Additionally studio owners and staff can take on internal projects and initiatives to stay nimble and challenged when the project work isn’t as stimulating as they would like. Regular critique of ongoing projects should also challenge designers and studio owners to realize their best work.
Ownership
Ownership is the one of the best indicators of healthy leadership. Ownership is when the staff feels like they have control over their time and their work product. It emerges when business leaders provide their designers with the necessary space to ideate and create appropriate design solutions. It can also arise when a designer is able to imprint her unique perspectives and expertise on any of the cultural building blocks, such as the design of her office space, securing the right type of work, gaining a leadership role, receiving recognition or even coordinating a guest speaker series for the office.
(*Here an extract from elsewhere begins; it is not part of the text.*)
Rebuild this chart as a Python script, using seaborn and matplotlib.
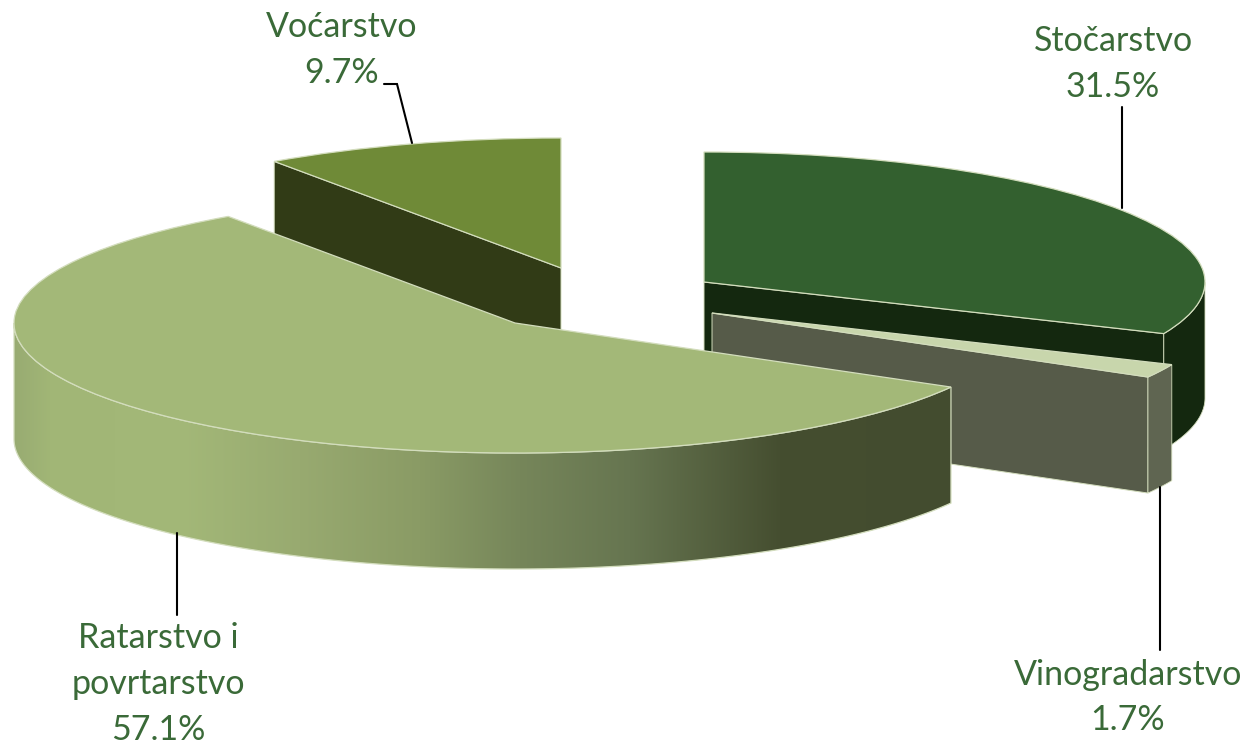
import numpy as np
import matplotlib
matplotlib.use("Agg")
import matplotlib.pyplot as plt
from matplotlib.colors import to_rgb
from matplotlib.patches import Polygon
from matplotlib.transforms import Affine2D
import seaborn as sns

# --- data ---
categories = ["Stočarstvo", "Vinogradarstvo", "Ratarstvo i\npovrtarstvo", "Voćarstvo"]
values = [31.5, 1.7, 57.1, 9.7]
value_labels = ["31.5%", "1.7%", "57.1%", "9.7%"]

# --- style ---
top_colors = ["#33602F", "#C8D6AC", "#A3B878", "#6F8A37"]
radial_colors = ["#14280F", "#565B49", "#444D30", "#313B16"]
outer_colors = ["#14280F", "#5F6551", None, "#313B16"]
centers = [(704, 282), (712, 313), (515, 323), (561, 268)]
RX, RY, DEPTH = 501, 130, 116
EDGE = "#D3DDBD"
TEXT = "#3A6A38"
grad_x = [13, 50, 180, 300, 420, 520, 630, 780, 952]
grad_c = ["#98AB72", "#A1B676", "#A3B878", "#98AA70", "#8A9B65", "#76865A", "#667550", "#454E30", "#434C2F"]
label_pos = [(1113, 41), (1128, 675), (158, 638), (342, 27)]
value_pos = [(1113, 87), (1128, 720), (158, 730), (342, 73)]
leaders = [([1122, 1122], [107, 208]),
           ([1160, 1160], [487, 650]),
           ([177, 177], [533, 615]),
           ([384, 397, 412], [84, 84, 143])]

sns.set_theme(style="white")
plt.rcParams["font.family"] = ["Lato", "DejaVu Sans"]

fig = plt.figure(figsize=(12.48, 7.44), dpi=100, facecolor="white")
ax = fig.add_axes([0, 0, 1, 1])

wedges, _ = ax.pie(values, colors=top_colors, startangle=90, counterclock=False,
                   wedgeprops=dict(edgecolor=EDGE, linewidth=0.9))
ax.set_aspect("auto")
ax.set_xlim(0, 1248)
ax.set_ylim(744, 0)
ax.axis("off")


def rim(cx, cy, th):
    t = np.radians(th)
    return cx + RX * np.cos(t), cy - RY * np.sin(t)


grad_rgb = np.array([to_rgb(c) for c in grad_c])
for i, w in enumerate(wedges):
    cx, cy = centers[i]
    base = 10 * (i == 3) + 20 * (i == 0) + 30 * (i == 1) + 40 * (i == 2)
    w.set_transform(Affine2D().scale(RX, -RY).translate(cx, cy) + ax.transData)
    w.set_zorder(base + 3)
    th1, th2 = w.theta1, w.theta2

    # radial cut faces turned towards the viewer
    faces = []
    if np.sin(np.radians(th1 - 90)) < -1e-6:
        faces.append(th1)
    if np.sin(np.radians(th2 + 90)) < -1e-6:
        faces.append(th2)
    for th in faces:
        x, y = rim(cx, cy, th)
        ax.add_patch(Polygon([(cx, cy), (x, y), (x, y + DEPTH), (cx, cy + DEPTH)],
                             closed=True, facecolor=radial_colors[i], edgecolor=EDGE,
                             linewidth=0.7, zorder=base + 1))

    # outer rim wall, front half only
    ts = np.linspace(th1, th2, 400)
    ts = ts[np.sin(np.radians(ts)) <= 0]
    if ts.size:
        xs, ys = rim(cx, cy, ts)
        verts = np.r_[np.c_[xs, ys], np.c_[xs, ys + DEPTH][::-1]]
        if outer_colors[i] is not None:
            ax.add_patch(Polygon(verts, closed=True, facecolor=outer_colors[i],
                                 edgecolor=EDGE, linewidth=0.6, zorder=base + 2))
        else:
            poly = Polygon(verts, closed=True, facecolor="none", edgecolor=EDGE,
                           linewidth=0.9, zorder=base + 2)
            ax.add_patch(poly)
            gx = np.arange(0, 1248)
            grad = np.stack([np.interp(gx, grad_x, grad_rgb[:, k]) for k in range(3)], axis=-1)[None, :, :]
            im = ax.imshow(grad, extent=(0, 1248, 744, 0), aspect="auto", zorder=base + 1.5,
                           interpolation="bilinear")
            im.set_clip_path(poly)

ax.set_xlim(0, 1248)
ax.set_ylim(744, 0)

for (xs, ys) in leaders:
    ax.plot(xs, ys, color="black", lw=1.5, zorder=60, solid_joinstyle="miter")

FS = 24.5
for cat, val, lp, vp in zip(categories, value_labels, label_pos, value_pos):
    lines = cat.split("\n")
    for k, line in enumerate(lines):
        ax.text(lp[0], lp[1] + 46 * k, line, ha="center", va="center", color=TEXT, fontsize=FS, zorder=70)
    ax.text(vp[0], vp[1], val, ha="center", va="center", color=TEXT, fontsize=FS, zorder=70)

fig.savefig("out.png", dpi=100, facecolor="white")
Some design businesses provide incentives for demonstrating ownership around growing studio accounts, such as profit sharing. Staff can also gain an ownership stake in the studio if they stay with the studio for a substantial period of time. However, such monetary carrots might not appeal to everyone, and they should never preclude your staff receiving regular opportunities that align with their evolving passions.
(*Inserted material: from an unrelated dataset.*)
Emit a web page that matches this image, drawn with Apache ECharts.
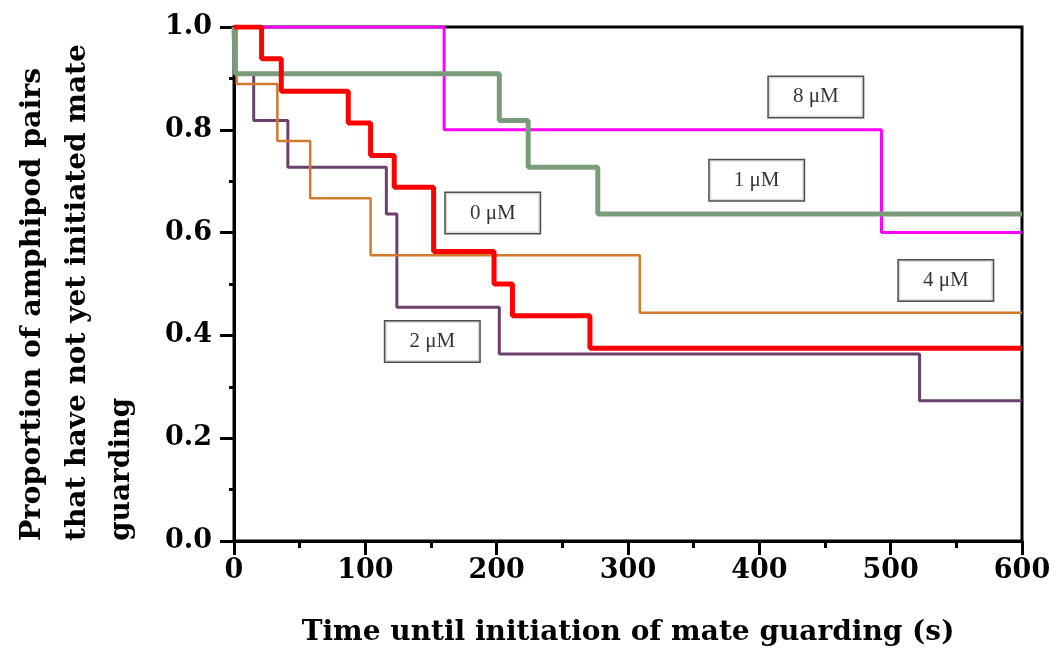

What studio culture would you like to create?
Now that you know the building blocks of design studio culture, what are you going to do to focus on the culture at your studio or business?
I’ve created a Studio Culture Worksheet along with David Conrad, the Studio Director of Design Commission, to help you answer the following questions: What can your staff do to create their ideal studio culture? And how can that culture align with everyone’s desired working environment?
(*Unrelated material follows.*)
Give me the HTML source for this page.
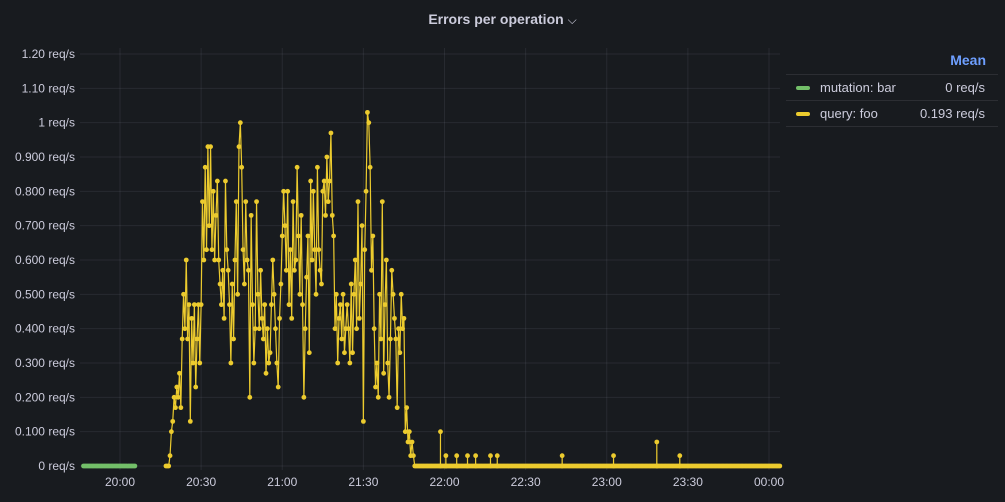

Here’s how to use the worksheet:
- Take the worksheet and list what cultural building blocks you currently have in place as part of your studio.
- Consider, based on what you want to do in the future, what new building blocks might increase joy. Add them to the worksheet.
- Highlight which cultural building blocks you could give to others to increase their sense of ownership.
- Have other team members do steps 1–3 with their own copy of the worksheet.
- Merge all of your answers together and implement what the majority of the staff want first. Delegate ownership of specific initiatives to those on your team that have growth goals aligned with the culture-building activities.